The report also highlights the cavalier attitude by NSA analysts in determining what to keep and what to "minimize." Section 702 certainly gave the NSA a lot more leeway to spy on Americans, and NSA analysts are making quite a lot of use of that leeway.
In their classified internal communications, colleagues and supervisors often remind the analysts that PRISM and Upstream collection have a “lower threshold for foreignness ‘standard of proof’ ” than a traditional surveillance warrant from a FISA judge, requiring only a “reasonable belief” and not probable cause.
One analyst rests her claim that a target is foreign on the fact that his e-mails are written in a foreign language, a quality shared by tens of millions of Americans. Others are allowed to presume that anyone on the chat “buddy list” of a known foreign national is also foreign.
Basically, it appears that if an analyst can come up with any
reason they can justify claiming someone is "foreign," they can use it, even if they know
the person is actually a US person.
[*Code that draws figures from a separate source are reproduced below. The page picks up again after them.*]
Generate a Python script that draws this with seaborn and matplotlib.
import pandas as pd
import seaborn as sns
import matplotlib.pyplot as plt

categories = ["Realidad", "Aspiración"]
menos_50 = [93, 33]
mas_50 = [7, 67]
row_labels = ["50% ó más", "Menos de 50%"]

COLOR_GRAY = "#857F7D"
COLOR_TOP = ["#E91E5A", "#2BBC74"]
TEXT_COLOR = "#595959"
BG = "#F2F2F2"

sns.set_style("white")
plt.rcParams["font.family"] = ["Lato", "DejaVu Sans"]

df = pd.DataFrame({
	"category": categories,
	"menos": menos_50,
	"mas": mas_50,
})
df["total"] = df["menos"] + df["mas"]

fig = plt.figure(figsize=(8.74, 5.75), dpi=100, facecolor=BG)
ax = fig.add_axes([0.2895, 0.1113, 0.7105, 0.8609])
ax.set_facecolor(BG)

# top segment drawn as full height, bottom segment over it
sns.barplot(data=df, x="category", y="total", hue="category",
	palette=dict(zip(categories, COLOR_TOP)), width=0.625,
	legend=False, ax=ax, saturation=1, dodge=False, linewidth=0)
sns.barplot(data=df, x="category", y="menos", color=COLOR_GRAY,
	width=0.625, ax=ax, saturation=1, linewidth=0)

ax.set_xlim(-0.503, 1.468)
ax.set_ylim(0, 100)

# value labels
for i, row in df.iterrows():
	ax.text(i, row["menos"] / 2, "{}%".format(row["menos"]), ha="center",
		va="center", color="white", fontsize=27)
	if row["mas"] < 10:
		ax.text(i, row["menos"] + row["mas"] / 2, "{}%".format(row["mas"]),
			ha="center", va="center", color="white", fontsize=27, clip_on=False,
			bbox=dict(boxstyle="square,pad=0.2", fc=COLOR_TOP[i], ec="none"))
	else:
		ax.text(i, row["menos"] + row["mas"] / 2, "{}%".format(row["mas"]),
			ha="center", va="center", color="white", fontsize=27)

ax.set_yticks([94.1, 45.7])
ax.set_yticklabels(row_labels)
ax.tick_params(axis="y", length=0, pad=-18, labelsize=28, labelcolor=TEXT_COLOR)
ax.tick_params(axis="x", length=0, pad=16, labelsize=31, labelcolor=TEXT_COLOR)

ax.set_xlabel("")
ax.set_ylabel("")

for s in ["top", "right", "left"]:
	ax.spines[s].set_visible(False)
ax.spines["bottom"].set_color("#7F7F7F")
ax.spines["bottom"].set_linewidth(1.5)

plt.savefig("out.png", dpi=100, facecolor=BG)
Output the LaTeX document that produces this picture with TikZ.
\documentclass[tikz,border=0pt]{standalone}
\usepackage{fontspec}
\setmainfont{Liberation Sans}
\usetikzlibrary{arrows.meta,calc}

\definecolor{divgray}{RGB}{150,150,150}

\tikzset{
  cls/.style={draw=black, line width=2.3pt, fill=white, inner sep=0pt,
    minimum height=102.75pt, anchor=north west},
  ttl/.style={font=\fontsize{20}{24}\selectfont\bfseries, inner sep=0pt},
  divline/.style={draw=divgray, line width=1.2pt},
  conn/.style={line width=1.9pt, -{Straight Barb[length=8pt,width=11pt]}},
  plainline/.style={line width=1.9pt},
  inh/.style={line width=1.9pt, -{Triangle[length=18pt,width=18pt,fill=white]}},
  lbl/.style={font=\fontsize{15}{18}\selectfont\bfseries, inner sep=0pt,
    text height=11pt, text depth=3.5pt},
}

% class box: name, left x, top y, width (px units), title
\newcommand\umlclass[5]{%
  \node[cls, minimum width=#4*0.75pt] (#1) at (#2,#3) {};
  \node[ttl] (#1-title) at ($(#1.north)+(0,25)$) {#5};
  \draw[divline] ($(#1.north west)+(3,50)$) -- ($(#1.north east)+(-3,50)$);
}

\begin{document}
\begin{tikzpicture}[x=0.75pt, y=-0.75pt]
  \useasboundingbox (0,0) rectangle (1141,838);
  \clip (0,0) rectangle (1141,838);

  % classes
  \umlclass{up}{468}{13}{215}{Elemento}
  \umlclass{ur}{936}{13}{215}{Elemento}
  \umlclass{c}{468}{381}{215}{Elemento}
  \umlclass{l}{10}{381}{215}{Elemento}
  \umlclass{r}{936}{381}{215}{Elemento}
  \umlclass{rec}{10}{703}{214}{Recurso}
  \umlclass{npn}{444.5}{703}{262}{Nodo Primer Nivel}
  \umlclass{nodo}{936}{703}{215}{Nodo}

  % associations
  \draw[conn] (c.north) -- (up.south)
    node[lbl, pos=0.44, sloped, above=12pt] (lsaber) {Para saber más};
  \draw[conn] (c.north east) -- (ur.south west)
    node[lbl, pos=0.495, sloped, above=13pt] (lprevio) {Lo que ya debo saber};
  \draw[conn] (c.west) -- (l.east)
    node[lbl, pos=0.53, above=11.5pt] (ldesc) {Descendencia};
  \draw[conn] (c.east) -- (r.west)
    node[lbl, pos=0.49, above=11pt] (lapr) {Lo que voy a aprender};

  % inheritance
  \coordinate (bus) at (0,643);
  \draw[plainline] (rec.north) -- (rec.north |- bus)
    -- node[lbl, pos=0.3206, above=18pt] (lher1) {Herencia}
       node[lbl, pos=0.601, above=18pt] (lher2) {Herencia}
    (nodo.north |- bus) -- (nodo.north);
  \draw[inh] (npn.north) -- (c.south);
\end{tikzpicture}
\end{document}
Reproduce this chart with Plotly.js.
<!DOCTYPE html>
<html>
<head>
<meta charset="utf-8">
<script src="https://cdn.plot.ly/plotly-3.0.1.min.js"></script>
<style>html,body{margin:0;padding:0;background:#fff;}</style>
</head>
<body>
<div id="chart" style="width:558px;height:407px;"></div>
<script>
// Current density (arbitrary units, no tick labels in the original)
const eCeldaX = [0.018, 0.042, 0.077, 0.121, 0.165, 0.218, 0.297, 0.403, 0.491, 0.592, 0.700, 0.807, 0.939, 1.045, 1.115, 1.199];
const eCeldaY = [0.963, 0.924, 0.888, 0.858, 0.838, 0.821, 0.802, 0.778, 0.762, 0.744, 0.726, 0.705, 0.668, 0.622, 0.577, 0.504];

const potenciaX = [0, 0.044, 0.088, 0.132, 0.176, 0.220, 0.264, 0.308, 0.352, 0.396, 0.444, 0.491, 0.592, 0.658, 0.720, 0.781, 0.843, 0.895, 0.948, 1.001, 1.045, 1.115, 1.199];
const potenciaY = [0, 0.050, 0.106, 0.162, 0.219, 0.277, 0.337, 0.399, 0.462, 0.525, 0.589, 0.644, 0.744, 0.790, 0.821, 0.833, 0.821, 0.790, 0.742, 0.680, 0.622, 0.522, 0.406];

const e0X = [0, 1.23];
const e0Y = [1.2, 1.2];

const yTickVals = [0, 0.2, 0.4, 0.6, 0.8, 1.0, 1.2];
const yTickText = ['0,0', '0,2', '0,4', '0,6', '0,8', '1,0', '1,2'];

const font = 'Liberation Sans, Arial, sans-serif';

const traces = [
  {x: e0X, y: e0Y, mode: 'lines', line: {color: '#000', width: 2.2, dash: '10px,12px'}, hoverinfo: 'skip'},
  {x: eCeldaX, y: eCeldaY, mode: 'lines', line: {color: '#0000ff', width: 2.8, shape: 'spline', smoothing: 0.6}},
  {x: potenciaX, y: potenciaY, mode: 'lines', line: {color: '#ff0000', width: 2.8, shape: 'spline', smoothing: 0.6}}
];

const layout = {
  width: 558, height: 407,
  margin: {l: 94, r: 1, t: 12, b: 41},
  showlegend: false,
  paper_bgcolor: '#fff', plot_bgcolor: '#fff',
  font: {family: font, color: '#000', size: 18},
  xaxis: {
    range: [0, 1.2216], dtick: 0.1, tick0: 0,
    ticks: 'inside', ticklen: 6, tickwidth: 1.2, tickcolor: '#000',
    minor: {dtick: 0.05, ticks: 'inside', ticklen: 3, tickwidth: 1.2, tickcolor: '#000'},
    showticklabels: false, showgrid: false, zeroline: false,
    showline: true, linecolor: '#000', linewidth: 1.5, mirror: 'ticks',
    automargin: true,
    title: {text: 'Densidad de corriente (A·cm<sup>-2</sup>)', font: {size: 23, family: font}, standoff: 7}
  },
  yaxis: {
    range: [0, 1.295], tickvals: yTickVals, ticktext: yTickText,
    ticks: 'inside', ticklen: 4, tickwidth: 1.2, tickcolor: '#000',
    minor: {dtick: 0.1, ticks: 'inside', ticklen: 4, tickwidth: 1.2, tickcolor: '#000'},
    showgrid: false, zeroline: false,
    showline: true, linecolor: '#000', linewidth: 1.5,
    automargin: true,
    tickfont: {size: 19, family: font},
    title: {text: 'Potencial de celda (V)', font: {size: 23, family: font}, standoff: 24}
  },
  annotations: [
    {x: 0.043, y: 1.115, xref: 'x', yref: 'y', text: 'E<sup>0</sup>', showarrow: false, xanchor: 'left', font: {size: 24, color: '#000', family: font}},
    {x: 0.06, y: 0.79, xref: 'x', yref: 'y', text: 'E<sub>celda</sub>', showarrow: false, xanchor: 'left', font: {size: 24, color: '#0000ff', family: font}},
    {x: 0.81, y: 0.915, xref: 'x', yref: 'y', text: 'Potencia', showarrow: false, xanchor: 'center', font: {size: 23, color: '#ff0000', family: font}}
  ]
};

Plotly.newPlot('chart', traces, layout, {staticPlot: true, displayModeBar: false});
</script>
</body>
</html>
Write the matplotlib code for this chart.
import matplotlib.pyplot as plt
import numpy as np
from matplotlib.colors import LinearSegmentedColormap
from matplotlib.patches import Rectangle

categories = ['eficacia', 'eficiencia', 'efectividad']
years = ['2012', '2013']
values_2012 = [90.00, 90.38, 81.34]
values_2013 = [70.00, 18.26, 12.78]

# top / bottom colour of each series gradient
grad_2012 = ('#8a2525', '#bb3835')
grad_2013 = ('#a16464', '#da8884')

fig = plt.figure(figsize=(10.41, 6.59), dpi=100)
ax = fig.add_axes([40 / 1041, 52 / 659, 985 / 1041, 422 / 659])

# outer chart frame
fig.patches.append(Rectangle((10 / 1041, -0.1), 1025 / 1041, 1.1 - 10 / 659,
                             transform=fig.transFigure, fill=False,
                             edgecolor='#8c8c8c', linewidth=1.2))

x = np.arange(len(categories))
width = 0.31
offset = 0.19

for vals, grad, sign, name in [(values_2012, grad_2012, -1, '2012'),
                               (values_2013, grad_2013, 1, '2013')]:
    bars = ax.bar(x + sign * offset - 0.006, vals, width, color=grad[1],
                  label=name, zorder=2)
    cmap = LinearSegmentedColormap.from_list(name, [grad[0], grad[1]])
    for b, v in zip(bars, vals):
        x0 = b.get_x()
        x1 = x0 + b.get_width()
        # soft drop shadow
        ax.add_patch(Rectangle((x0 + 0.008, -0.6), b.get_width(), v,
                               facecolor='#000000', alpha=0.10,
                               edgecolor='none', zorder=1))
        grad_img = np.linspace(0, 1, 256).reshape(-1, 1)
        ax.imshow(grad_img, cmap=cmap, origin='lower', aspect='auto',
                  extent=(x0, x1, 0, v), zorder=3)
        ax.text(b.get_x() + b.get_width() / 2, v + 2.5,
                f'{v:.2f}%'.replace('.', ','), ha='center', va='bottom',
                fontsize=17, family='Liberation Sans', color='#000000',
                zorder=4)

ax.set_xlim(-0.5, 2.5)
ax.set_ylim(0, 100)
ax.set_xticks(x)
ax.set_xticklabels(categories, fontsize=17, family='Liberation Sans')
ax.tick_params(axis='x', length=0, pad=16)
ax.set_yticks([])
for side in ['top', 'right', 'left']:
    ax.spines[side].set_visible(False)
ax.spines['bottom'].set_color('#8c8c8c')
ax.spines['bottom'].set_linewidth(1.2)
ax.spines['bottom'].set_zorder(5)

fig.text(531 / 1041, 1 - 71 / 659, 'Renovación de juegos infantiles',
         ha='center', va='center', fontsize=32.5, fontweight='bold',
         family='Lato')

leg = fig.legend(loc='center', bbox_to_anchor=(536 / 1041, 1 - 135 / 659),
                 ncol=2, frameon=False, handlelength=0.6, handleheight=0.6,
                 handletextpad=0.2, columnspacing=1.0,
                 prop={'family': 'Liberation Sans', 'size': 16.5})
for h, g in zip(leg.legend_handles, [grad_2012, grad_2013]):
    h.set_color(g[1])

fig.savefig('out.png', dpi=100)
And because the NSA knows they have much greater power to spy under Section 702, they often shift investigations over to put them under this authority since they can get away with more:
In an ordinary FISA surveillance application, the judge grants a warrant and requires a fresh review of probable cause — and the content of collected surveillance — every 90 days. When renewal fails, NSA and allied analysts sometimes switch to the more lenient standards of PRISM and Upstream.
“These selectors were previously under FISA warrant but the warrants have expired,” one analyst writes, requesting that surveillance resume under the looser standards of Section 702. The request was granted.
The report is quite damning in revealing two things that the NSA has tried to hide: First, Snowden clearly had widespread access to the surveillance database content, despite strong claims that he did not. Second, that the database includes a ton of information on people not "targeted" and that such information outweighs info on targets by a factor of 9 to 1.